Investment Strategies
Pictet Fund Goes Bearish On Emerging Currencies, Cites Risk Worries

Pictet emerging markets debt fund manager Simon Lue-Fong has switched to a bearish posture as risk aversion has set in on currency markets, according to the Financial Times.
The Pictet Funds Emerging Local Currency Debt fund, which fell by just 0.9 per cent in 2008 as markets plummeted, is now underweight most currencies after the market corrections since January, the publication said.
Mr Lue-Fong says: “Up to the end of January, we were pro-risk.

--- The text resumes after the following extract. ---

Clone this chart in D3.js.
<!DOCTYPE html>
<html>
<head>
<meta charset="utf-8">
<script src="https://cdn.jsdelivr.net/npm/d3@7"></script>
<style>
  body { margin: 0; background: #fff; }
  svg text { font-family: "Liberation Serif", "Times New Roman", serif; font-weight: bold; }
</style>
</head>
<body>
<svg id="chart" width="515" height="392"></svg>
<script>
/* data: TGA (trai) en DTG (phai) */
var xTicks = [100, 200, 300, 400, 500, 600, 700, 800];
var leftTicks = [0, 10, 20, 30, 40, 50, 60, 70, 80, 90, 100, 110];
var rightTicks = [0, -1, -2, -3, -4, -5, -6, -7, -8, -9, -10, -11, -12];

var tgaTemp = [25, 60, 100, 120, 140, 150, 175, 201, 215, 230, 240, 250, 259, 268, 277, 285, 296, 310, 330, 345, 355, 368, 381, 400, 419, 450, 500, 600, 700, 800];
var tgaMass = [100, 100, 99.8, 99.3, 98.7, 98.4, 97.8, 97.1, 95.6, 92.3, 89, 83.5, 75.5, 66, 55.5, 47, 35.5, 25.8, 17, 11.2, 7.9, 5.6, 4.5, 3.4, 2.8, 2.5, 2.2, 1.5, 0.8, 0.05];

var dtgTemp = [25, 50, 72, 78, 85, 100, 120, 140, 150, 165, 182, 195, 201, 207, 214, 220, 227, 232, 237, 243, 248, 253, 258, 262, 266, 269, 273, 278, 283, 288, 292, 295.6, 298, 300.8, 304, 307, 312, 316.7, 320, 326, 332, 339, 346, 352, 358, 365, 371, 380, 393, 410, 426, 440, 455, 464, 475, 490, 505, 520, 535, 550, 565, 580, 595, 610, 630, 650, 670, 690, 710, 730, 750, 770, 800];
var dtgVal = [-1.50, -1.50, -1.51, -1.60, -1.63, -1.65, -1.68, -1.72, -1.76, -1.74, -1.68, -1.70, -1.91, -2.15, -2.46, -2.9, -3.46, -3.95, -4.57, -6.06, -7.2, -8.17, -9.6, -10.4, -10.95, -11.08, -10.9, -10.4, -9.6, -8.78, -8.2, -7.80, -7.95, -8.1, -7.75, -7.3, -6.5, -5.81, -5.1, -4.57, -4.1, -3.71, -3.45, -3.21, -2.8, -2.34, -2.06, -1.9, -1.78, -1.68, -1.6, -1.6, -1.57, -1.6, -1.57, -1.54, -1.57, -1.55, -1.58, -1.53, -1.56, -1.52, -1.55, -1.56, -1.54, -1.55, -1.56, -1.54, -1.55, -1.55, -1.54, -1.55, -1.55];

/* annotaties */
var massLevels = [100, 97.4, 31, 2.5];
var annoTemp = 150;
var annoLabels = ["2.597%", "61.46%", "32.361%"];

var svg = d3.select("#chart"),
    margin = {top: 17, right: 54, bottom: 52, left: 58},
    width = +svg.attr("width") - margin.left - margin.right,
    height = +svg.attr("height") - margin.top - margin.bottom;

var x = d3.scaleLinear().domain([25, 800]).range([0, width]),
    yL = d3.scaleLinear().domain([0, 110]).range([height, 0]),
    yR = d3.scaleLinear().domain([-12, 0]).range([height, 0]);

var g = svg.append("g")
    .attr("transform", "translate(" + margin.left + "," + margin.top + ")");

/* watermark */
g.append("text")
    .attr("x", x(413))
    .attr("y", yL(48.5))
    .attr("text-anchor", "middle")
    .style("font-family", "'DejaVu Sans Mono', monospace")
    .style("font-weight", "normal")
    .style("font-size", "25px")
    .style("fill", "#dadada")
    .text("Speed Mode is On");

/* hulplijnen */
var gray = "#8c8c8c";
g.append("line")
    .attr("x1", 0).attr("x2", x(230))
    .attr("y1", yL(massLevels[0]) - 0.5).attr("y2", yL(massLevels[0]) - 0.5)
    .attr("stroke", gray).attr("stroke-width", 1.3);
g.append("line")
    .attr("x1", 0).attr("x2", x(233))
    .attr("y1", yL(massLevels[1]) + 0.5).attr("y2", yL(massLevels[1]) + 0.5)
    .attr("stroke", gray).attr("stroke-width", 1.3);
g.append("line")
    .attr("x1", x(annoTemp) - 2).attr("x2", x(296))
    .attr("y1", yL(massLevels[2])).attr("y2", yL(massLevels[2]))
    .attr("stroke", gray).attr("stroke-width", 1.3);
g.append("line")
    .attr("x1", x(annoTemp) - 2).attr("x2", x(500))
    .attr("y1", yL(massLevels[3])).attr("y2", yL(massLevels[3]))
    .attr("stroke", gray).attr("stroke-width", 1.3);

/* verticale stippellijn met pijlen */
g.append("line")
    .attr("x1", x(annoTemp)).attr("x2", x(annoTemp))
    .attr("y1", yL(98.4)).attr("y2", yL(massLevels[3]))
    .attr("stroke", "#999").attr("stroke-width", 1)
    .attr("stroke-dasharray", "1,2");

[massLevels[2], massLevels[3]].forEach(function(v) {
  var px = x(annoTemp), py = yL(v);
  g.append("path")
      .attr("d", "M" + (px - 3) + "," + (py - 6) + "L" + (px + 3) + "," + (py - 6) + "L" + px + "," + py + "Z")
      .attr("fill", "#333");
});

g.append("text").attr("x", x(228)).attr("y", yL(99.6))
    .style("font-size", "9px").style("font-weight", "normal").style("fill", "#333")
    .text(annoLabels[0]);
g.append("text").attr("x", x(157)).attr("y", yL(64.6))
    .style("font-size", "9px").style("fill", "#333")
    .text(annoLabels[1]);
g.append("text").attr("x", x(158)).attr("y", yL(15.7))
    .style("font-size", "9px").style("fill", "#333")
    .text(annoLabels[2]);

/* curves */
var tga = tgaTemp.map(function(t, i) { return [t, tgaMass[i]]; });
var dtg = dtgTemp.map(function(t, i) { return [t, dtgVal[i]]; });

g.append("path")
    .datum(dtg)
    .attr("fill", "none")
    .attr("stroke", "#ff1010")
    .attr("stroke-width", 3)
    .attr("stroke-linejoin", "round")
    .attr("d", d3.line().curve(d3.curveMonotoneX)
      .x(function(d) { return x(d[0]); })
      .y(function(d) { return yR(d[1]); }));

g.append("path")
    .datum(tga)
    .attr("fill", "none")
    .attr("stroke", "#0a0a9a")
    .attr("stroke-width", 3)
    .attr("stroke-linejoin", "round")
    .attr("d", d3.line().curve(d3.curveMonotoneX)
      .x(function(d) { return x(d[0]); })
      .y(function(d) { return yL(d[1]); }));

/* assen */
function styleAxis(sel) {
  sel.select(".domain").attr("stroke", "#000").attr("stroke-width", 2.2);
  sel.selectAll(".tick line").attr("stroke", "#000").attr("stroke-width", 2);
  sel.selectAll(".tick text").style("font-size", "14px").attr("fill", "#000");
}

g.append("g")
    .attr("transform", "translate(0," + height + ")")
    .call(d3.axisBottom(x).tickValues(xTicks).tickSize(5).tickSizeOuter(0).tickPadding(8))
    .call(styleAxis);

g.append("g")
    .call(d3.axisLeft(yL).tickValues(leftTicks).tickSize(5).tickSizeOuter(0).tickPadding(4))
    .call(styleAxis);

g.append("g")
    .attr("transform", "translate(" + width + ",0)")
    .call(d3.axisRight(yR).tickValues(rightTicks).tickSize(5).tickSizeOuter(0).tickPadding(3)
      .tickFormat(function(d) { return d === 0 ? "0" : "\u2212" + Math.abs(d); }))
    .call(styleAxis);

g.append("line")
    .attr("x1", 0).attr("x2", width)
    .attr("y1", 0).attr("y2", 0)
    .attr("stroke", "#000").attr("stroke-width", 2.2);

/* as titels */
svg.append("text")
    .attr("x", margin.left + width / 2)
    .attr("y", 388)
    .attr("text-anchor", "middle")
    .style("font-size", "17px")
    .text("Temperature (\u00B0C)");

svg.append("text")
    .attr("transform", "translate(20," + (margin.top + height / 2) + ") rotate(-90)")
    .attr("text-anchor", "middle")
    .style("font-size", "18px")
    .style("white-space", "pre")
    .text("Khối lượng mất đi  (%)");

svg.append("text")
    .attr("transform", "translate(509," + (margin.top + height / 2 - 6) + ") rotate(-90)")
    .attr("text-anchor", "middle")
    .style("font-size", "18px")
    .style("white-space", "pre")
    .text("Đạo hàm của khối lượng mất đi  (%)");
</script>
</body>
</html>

We had a host of long foreign exchange positions around the globe, and we were pretty ‘flatish’ rates everywhere.”
“But a combination of events led us to be a bit cautious,” he said.
The “benchmark aware” fund aims to outperform the JP Morgan Government Bond Index – Emerging Markets Global Diversified by 1-3 percentage points a year, the publication said.
Over the last three years it has outperformed by 2.34 percentage points a year on average, notching up three-year growth of 39.12 per cent versus growth of 32.1 per cent on the index, according to the group.
Mr Lue-Fong, whose emerging debt team runs $6.5 billion (£4.2 billion, €4.8 billion) of assets at Pictet, says markets had a strong run leading up to the end of January, boosting the risk of a correction, while fears began mounting of monetary tightening in China.
The Luxembourg-domiciled fund is now underweight the Polish zloty, the euro, the Hungarian forint, the Taiwanese dollar and the Philippine peso. Mr Lue-Fong said: “Pretty much one of the only currencies we are still long on is the Brazilian real.”